Pulau Dayang Bunting (Island Of The Pregnant Mermaid) is the second largest island of the Langkawi archipelago, second only to Pulau Langkawi itself. Located at a distance of about 17.6 km from Kuah Town, Pulau Dayang Bunting is accessible from Kuah Jetty or Pantai Cenang through a 15 minute boat ride.
The island derives its name from Tasik Dayang Bunting (Lake of the Pregnant Maiden), the largest lake on Langkawi. The lake and the island are shrouded in legend. Tales of Mambang Sari and Mat Teja's ill-fated love story loom over one's mind as one cools off in the scintillating waters of the lake. The story of Mat Teja's courtship of his beloved and their sweet romantic endeavors take the tourists back into the world of nymphs and genies. Their love child did not survive long and the anguished mother bid her son farewell. The child is believed to have assumed the form of a white crocodile as she placed him in his watery grave. This crocodile guards the lake till date, natives hold, and is said to appear only to the pure at heart. Mambang Sari, overflowing with maternal affection and distraught at such a fortuity, blessed the waters that took her son into their fold with magical qualities. Since then, the natives believe that a sip of the waters of Tasik Dayang Bunting endows fertility to any childless woman.

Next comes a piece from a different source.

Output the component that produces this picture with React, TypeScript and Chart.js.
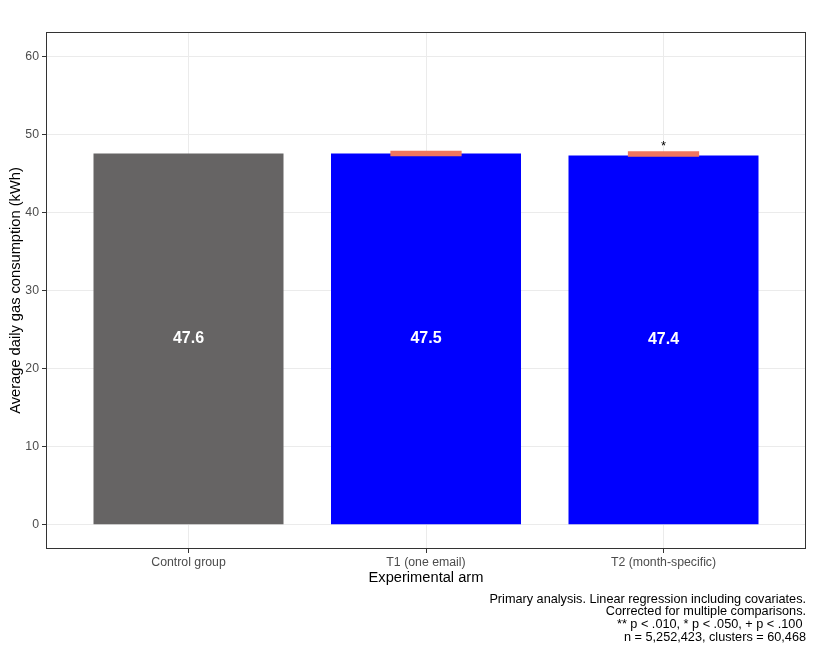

Gua Langsir (Cave of the Banshee), located on the western shore of the island, is another major attraction of the island. The natives superstitiously believe the existence of a banshee haunting the interiors of this dark cave. However the name may also be associated with the banshee like wail created by the howling of the wind. Many attribute this wail purely to the acoustics of the cave. Thousands of bats are known to inhabit this cave. The Gua Langsir is located stop a 91 m limestone hillock, about 8 km north of the only jetty. This jetty has been fashioned in a small cove to aid tourists alight their boats before proceeding to explore the Pulau Dayang Bunting.
Pulau Dayang Bunting is famed for the mangrove swamplands and the dense tropical rainforests it encompasses. A vast variety of birds such as the kite, woodpecker, hornbill, drongo and kingfisher nest here and Pulau Dayang Bunting the ornithologist's Eden.